Sounds like a hot stamper! Jackpot Records, Willie Nelson, "....and then I wrote"


I just picked up Wilie Nelson's "...and then I wrote", reissued on Jackpot records (1962/2017 reissue). 

I cleaned the new vinyl per my protocol.  I threw it on the table and focused my attention elsewhere--just for a moment because when the very first song came on I had big grin on my face and said, out loud to myself, "Yes!" 

The quality of this record is A+.  Stunning.  Everything is so smooth, big, clear and defined.  No hint of dryness.  

This is not an expensive pressing by audiophile standards.  If you like these songs and spin vinyl, you should buy it.  Somehow I overpaid for it via seller on Discogs when AcousticSounds has it for $20. Highly recommended!

128x128jbhiller

@bdp24 Thanks for taking the time to make that informational post. You make a lot of positive contributions to the site and I appreciate it.

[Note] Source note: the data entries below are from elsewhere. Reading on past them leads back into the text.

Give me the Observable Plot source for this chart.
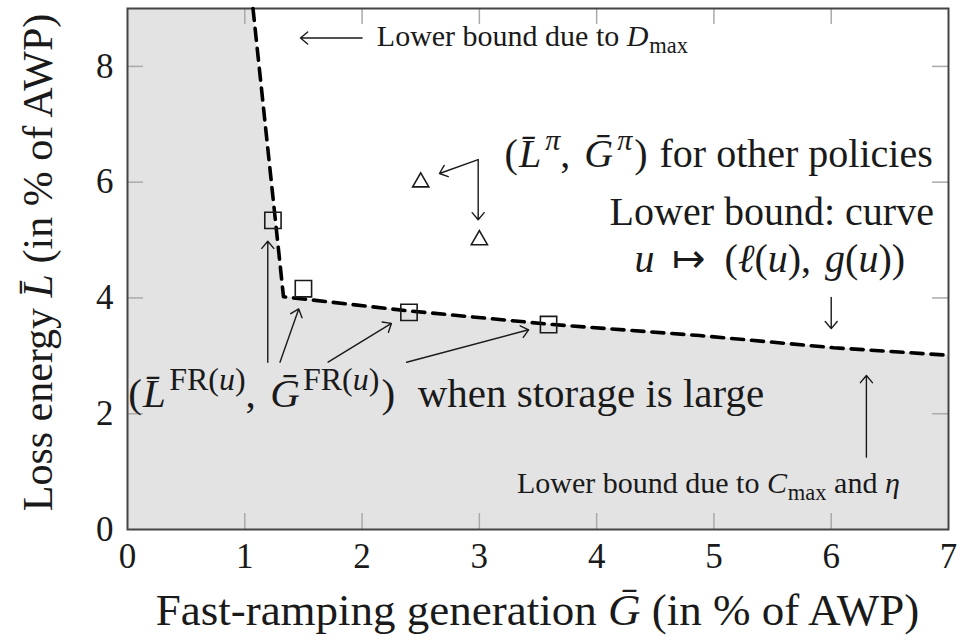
<!DOCTYPE html>
<html>
<head>
<meta charset="utf-8">
<script src="https://cdn.jsdelivr.net/npm/d3@7"></script>
<script src="https://cdn.jsdelivr.net/npm/@observablehq/plot@0.6"></script>
<style>
  body { margin: 0; background: #fff; }
</style>
</head>
<body>
<div id="chart"></div>
<script>
// Lower bound curve u ↦ (g(u), ℓ(u)) in the (Ḡ, L̄) plane
const boundG = [1.07, 1.33, 2.38, 3.63, 4.88, 6.02, 7.0];
const boundL = [9.0, 4.02, 3.78, 3.54, 3.35, 3.14, 3.01];

// (L̄^FR(u), Ḡ^FR(u)) when storage is large
const frG = [1.24, 1.50, 2.40, 3.59];
const frL = [5.34, 4.16, 3.75, 3.54];

// (L̄^π, Ḡ^π) for other policies
const otherG = [2.5, 3.0];
const otherL = [6.0, 5.0];

// Axis ticks
const xTicks = [0, 1, 2, 3, 4, 5, 6, 7];
const yTicks = [0, 2, 4, 6, 8];

// Annotation arrows: start and end points in data units
const arrowStart = [[1.196, 2.89], [1.30, 2.89], [1.71, 2.89], [2.38, 2.89],
                    [2.99, 6.39], [2.99, 6.39], [6.0, 4.01], [6.30, 1.25], [2.0, 8.49]];
const arrowEnd   = [[1.196, 4.98], [1.46, 3.81], [2.25, 3.56], [3.42, 3.45],
                    [2.66, 6.15], [2.99, 5.35], [6.0, 3.47], [6.30, 2.66], [1.475, 8.49]];

const W = 963, H = 642;
const M = {top: 8, right: 15, bottom: 113, left: 127};
const innerW = W - M.left - M.right, innerH = H - M.top - M.bottom;
const TICK = 16;
const SERIF = "Liberation Serif";
const INK = "#1a1a1a";
const SHADE = "#e3e3e3";

const xMax = xTicks[xTicks.length - 1], yMax = 9;
const bound = boundG.map((g, i) => ({g, l: boundL[i]}));
// shaded region: everything left of and below the bound, out to the left edge
const region = [{g: 0, l: yMax}, ...bound];
const fr = frG.map((g, i) => ({g, l: frL[i]}));
const other = otherG.map((g, i) => ({g, l: otherL[i]}));
const arrows = arrowStart.map((s, i) => ({x1: s[0], y1: s[1], x2: arrowEnd[i][0], y2: arrowEnd[i][1]}));

// Text with italic variables, superscripts and subscripts, as tspans.
// Each part is [string, kind, extra space before it in em].
function rich(parts, {x, y, anchor = "start", size = 40, rotate = 0, scriptScale = 0.7}) {
  return (index, scales, values, dims) => {
    const px = typeof x === "function" ? x(dims) : scales.x(x);
    const py = typeof y === "function" ? y(dims) : scales.y(y);
    const t = d3.create("svg:text")
      .attr("transform", `translate(${px},${py}) rotate(${rotate})`)
      .attr("text-anchor", anchor)
      .attr("xml:space", "preserve")
      .style("white-space", "pre")
      .style("font-family", SERIF)
      .style("font-size", size + "px")
      .attr("fill", INK);
    let shift = 0;
    for (const [s, k = "", gap = 0] of parts) {
      const sup = k.startsWith("sup"), sub = k.startsWith("sub");
      const target = sup ? -0.42 * size : sub ? 0.22 * size : 0;
      t.append("tspan")
        .attr("dx", gap * size)
        .attr("dy", target - shift)
        .style("font-family", SERIF)
        .style("font-size", (sup || sub ? size * scriptScale : size) + "px")
        .style("font-style", k.endsWith("i") ? "italic" : "normal")
        .text(s);
      shift = target;
    }
    return t.node();
  };
}

const Lbar = "L\u0304", Gbar = "G\u0304";

const chart = Plot.plot({
  width: W, height: H,
  marginTop: M.top, marginRight: M.right, marginBottom: M.bottom, marginLeft: M.left,
  x: {domain: [0, xMax], axis: null},
  y: {domain: [0, yMax], axis: null},
  style: {background: "#fff", fontFamily: SERIF},
  marks: [
    Plot.areaY(region, {x: "g", y: "l", fill: SHADE}),

    // inward ticks on all four sides
    Plot.ruleX(xTicks.slice(1, -1), {x: d => d, insetTop: innerH - TICK, stroke: "#aaa", strokeWidth: 1.5}),
    Plot.ruleX(xTicks.slice(1, -1), {x: d => d, insetBottom: innerH - TICK, stroke: "#aaa", strokeWidth: 1.5}),
    Plot.ruleY(yTicks.slice(1), {y: d => d, insetRight: innerW - TICK, stroke: "#aaa", strokeWidth: 1.5}),
    Plot.ruleY(yTicks.slice(1), {y: d => d, insetLeft: innerW - TICK, stroke: "#aaa", strokeWidth: 1.5}),

    Plot.frame({stroke: "#444", strokeWidth: 2}),

    // tick labels
    Plot.text(xTicks, {x: d => d, y: 0, dy: 27, text: d => String(d), fontSize: 35, fill: INK}),
    Plot.text(yTicks, {x: 0, y: d => d, dx: -14, textAnchor: "end", text: d => String(d), fontSize: 35, fill: INK}),

    // lower bound curve
    Plot.line(bound, {x: "g", y: "l", stroke: "#000", strokeWidth: 3.6, strokeDasharray: "12,8"}),

    // policy points
    Plot.dot(fr, {x: "g", y: "l", symbol: "square", r: 9.2, stroke: INK, strokeWidth: 1.6, fill: "none"}),
    Plot.dot(other, {x: "g", y: "l", symbol: "triangle", r: 6, stroke: INK, strokeWidth: 1.6, fill: "none"}),

    // annotation arrows
    Plot.arrow(arrows, {x1: "x1", y1: "y1", x2: "x2", y2: "y2", stroke: INK, strokeWidth: 1.4, headLength: 10, headAngle: 80}),

    // annotations
    rich([["Lower bound due to "], ["D", "i"], ["max", "sub", 0.03]], {x: 2.13, y: 8.34, size: 30, scriptScale: 0.75}),
    rich([["("], [Lbar, "i", 0.03], ["π", "supi", 0.1], [","], [Gbar, "i", 0.35], ["π", "supi", 0.1], [")", "", 0.05], [" for other policies", "", 0.05]],
         {x: 6.87, y: 6.25, anchor: "end", size: 40, scriptScale: 0.75}),
    rich([["Lower bound: curve"]], {x: 6.88, y: 5.25, anchor: "end", size: 40}),
    rich([["u", "i"], [" ↦ ", "", 0.2], ["(", "", 0.2], ["ℓ", "i"], ["("], ["u", "i"], ["),"], ["g", "i", 0.35], ["("], ["u", "i"], ["))"]],
         {x: 5.48, y: 4.44, anchor: "middle", size: 40}),
    rich([["("], [Lbar, "i", 0.03], ["FR(", "sup", 0.08], ["u", "supi"], [")", "sup"], [","],
          [Gbar, "i", 0.35], ["FR(", "sup", 0.08], ["u", "supi"], [")", "sup"], [")", "", 0.05], [" when storage is large", "", 0.3]],
         {x: 0.01, y: 2.11, size: 41, scriptScale: 0.78}),
    rich([["Lower bound due to "], ["C", "i"], ["max", "sub", 0.03], [" and "], ["η", "i"]],
         {x: 3.325, y: 0.62, size: 30, scriptScale: 0.75}),

    // axis titles
    rich([["Fast-ramping generation "], [Gbar, "i"], [" (in % of AWP)"]],
         {x: d => (d.marginLeft + d.width - d.marginRight) / 2, y: d => d.height - 17, anchor: "middle", size: 45}),
    rich([["Loss energy "], [Lbar, "i"], [" (in % of AWP)"]],
         {x: d => 52, y: d => (d.marginTop + d.height - d.marginBottom) / 2 - 6, anchor: "middle", size: 42, rotate: -90})
  ]
});

document.getElementById("chart").appendChild(chart);
</script>
</body>
</html>
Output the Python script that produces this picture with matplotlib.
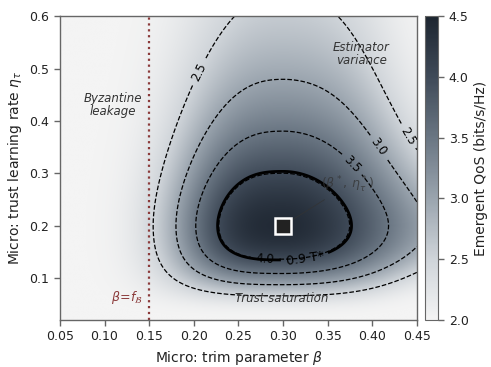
import numpy as np
import matplotlib
matplotlib.use("Agg")
import matplotlib.pyplot as plt
from matplotlib.colors import LinearSegmentedColormap

# ---- landscape parameters ----
beta_star = 0.30          # optimal trim parameter
eta_star = 0.20           # optimal trust learning rate
q_peak = 4.42             # T* (peak emergent QoS)
q_floor = 2.0             # background QoS
s_left = 0.125            # width toward small beta (Byzantine leakage side)
s_right = 0.171           # width toward large beta
s_eta_up = 0.93           # width (log eta) above optimum
s_eta_down = 0.88         # width (log eta) below optimum
tilt_up = 1.35            # estimator-variance narrowing at large beta, high eta
tilt_down = 0.80          # trust-saturation narrowing at large beta, low eta
tilt_left = 0.55          # narrowing at small beta, high eta
u_ref = 0.15
f_byz = 0.15              # Byzantine fraction f_B

contour_levels = [2.5, 3.0, 3.5, 4.0]
frac_T = 0.9
cbar_ticks = [2.0, 2.5, 3.0, 3.5, 4.0, 4.5]
x_ticks = [0.05, 0.10, 0.15, 0.20, 0.25, 0.30, 0.35, 0.40, 0.45]
y_ticks = [0.1, 0.2, 0.3, 0.4, 0.5, 0.6]

cmap_colors = ["#f4f4f4", "#cfd4d9", "#9aa4ae", "#6a7683", "#3f4a58", "#1d2530"]

# ---- field ----
b = np.linspace(0.05, 0.45, 500)
e = np.linspace(0.02, 0.60, 500)
B, E = np.meshgrid(b, e)
u = B - beta_star
w = np.log(E / eta_star)
fu = np.where(u < 0, (np.abs(u) / s_left) ** 3, (u / s_right) ** 2)
up = w > 0
s_w = np.where(up, s_eta_up, s_eta_down)
tilt = np.where(up, tilt_up, tilt_down)
k = 1 + tilt * (np.clip(u, 0, None) / u_ref) ** 4
k = k + np.where(up, tilt_left * (np.clip(-u, 0, None) / u_ref) ** 2, 0.0)
fw = (w / s_w) ** 2 * k
Q = q_floor + (q_peak - q_floor) * np.exp(-(fu + fw))

# ---- figure ----
fig = plt.figure(figsize=(4.91, 3.67), dpi=100)
ax = fig.add_axes([0.122, 0.128, 0.727, 0.828])
cax = fig.add_axes([0.866, 0.128, 0.0265, 0.828])

cmap = LinearSegmentedColormap.from_list("qos", cmap_colors)
im = ax.imshow(Q, extent=[b[0], b[-1], e[0], e[-1]], origin="lower",
               aspect="auto", cmap=cmap, vmin=2.0, vmax=4.5,
               interpolation="bilinear")

cs = ax.contour(B, E, Q, levels=contour_levels, colors="k",
                linestyles="--", linewidths=0.9)
ax.clabel(cs, fmt="%.1f", fontsize=8.5, inline=True,
          manual=[(0.212, 0.487), (0.442, 0.373), (0.405, 0.348),
                  (0.373, 0.31), (0.28, 0.137)])

cs2 = ax.contour(B, E, Q, levels=[frac_T * q_peak], colors="k",
                 linestyles="-", linewidths=2.0)
ax.clabel(cs2, fmt={frac_T * q_peak: "0.9 T*"}, fontsize=9, inline=True,
          manual=[(0.325, 0.13)])

ax.axvline(f_byz, color="#8b3a3a", ls=":", lw=1.6)
ax.text(0.143, 0.063, r"$\beta\!=\!f_{\mathcal{B}}$", color="#8b3a3a",
        fontsize=9, ha="right", va="center")

ax.plot([beta_star], [eta_star], "s", ms=11, mfc="#222222", mec="white", mew=1.8,
        zorder=5)
ax.annotate(r"$(\beta^*,\,\eta_\tau^*)$", xy=(beta_star, eta_star),
            xytext=(0.372, 0.277), ha="center", va="center", fontsize=9,
            color="#333333", alpha=0.75,
            arrowprops=dict(arrowstyle="-", color="#333333", lw=0.6, alpha=0.8))

ax.text(0.109, 0.43, "Byzantine\nleakage", style="italic", fontsize=8.5,
        color="#333333", ha="center", va="center", linespacing=1.0)
ax.text(0.388, 0.527, "Estimator\nvariance", style="italic", fontsize=8.5,
        color="#333333", ha="center", va="center", linespacing=1.0)
ax.text(0.299, 0.061, "Trust saturation", style="italic", fontsize=8.5,
        color="#333333", ha="center", va="center")

ax.set_xlim(0.05, 0.45)
ax.set_ylim(0.02, 0.60)
ax.set_xticks(x_ticks)
ax.set_xticklabels([f"{t:.2f}" for t in x_ticks])
ax.set_yticks(y_ticks)
ax.set_yticklabels([f"{t:.1f}" for t in y_ticks])
ax.set_xlabel(r"Micro: trim parameter $\beta$", fontsize=10, color="#222222")
ax.set_ylabel(r"Micro: trust learning rate $\eta_\tau$", fontsize=10, color="#222222")

for a in (ax, cax):
    for sp in a.spines.values():
        sp.set_color("#666666")
        sp.set_linewidth(1.0)
    a.tick_params(colors="#666666", labelcolor="#222222", labelsize=9,
                  length=4, width=1.0)

cb = fig.colorbar(im, cax=cax, ticks=cbar_ticks)
cb.set_ticklabels([f"{t:.1f}" for t in cbar_ticks])
cb.set_label("Emergent QoS (bits/s/Hz)", fontsize=10, color="#222222")
cb.outline.set_edgecolor("#666666")

fig.savefig("out.png", dpi=100)
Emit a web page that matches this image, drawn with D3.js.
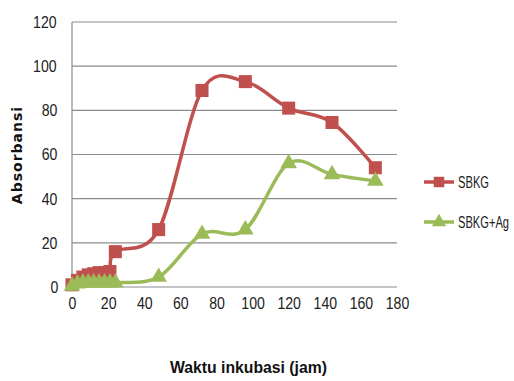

I buy a lot of white label promos and they are often very good. I'm aware of the different pressing plants, but have never done comparisons to be able to say that they each have their own sonic characteristics.

I have on occasion bought multiple copies of the same title trying to get a "good one".

I understand why better records charges what they do and have no issue with that. Supply and demand, cost of business and all that. 

That said.....Folks, Hot Stampers are everywhere!  We just have to find them.  I prefer the journey, but I'd be open to forking over $500 for the best copy of a handful of albums.  

We already have some hot stampers in our collections!

Yes technically, based on mathematical probability, if you have a hundred records there may be one in there somewhere. That is about what it would have to be. 

I like to test things out and so one of the first things I did after hearing about this was to take the LPs I had two or more of the same and do my own shoot-outs. Sure enough, no two were ever quite the same. I remember getting excited when one copy was a lot more open and detailed than another. Eureka! Until a minute later that copy had really messy sibilance. Oh.

Now about a dozen or so Hot Stampers later it is clear none of my couple hundred records is Hot Stamper level. Not a one. This is not to say they all sound bad. People love to twist that one around. This is not a zero sum game folks! They just don't have that Master Tape level of detail that characterizes a Hot Stamper.

Frankly, I love the luxuriously liquid sound on my 45 Jennifer Warnes The Well just as much as any Hot Stamper. At the same time, if this makes any sense, I wish I had a Hot Stamper of that same LP. Somewhere among the 5k or so pressings is probably one that is simply extraordinarily good. Probably. Maybe. If we had them all to compare....

I neglected to cover one other factor in the LP sound equation, that of the mastering engineer. The vast majority of LP titles were mastered only once, and all LP’s of that title were made from that one original lacquer (what a mastering engineer "cuts". After that the lacquer is used as the source for for the following steps in LP production).

However, some titles were mastered more than once, with the resulting lacquers then producing completely different versions of the title. The most famous example of this is Led Zeppelin II. The original lacquer was cut by Robert Ludwig, and can be idenntified by his "RL" initials cut into the dead wax of LP’s made from that laqcquer. Ludwig cut the lacquer so "hot" that the record players of many 1969 listeners would skip. Receiving a lot of returned "defective" LP’s, Atlantic Records had another engineer cut a new lacquer, one less hot. The RL pressings are now quite collectable, worth far more than non-RL pressings.

One album I love is Truth Decay by T Bone Burnett. The album was released in 1980 on Takoma Records, which was at that time being distributed by Chrysalis Records. The LP contains not only great music, but in great sound. While browsing in the bins at Moby Disc in Sherman Oaks in the early-90’s, I saw a copy of the LP for cheap, so bought it in order to have a back-up copy. I didn’t notice that though still on Takoma, THIS copy was being distributed by Allegiance Records. I played the LP, and as the last song on side 1 ("Driving Wheel") came to it’s "false" ending, I waited for the musicians to come back in one by one, leading the song to it’s eventual fade-out. What I instead heard was.....nothing!

Allegiance had had the LP remastered, and whomever the mastering engineer was didn’t realize the false ending was just that---false. When cutting the new lacquer he heard the music stop, so he cut off the side at that point. When looking for a copy of Truth Decay, make sure the cover reads distributed by Chrysalis Records. ;-)

Wow, T Bone Burnett released something on John Fahey's label? That is cool. 

Well @jbhiller, it was actually Fahey who released it ;-) . T Bone was signed to the label by well known producer Denny Bruce (Fahey himself, Leo Kottke, The Fab T-Birds, The Blasters). Oddly, he is listed as the album’s "director".

It’s a real good album, with a lot of great players providing T Bone with musical accompaniment: Billy Swan (in the pic on the back cover), David Miner (heard on the albums of T Bone’s early group The Alpha band), the fantastic Tulsa drummer David Kemper (who did some playing with Dylan), Jerry McGee, Stephen Bruton, a bunch of others.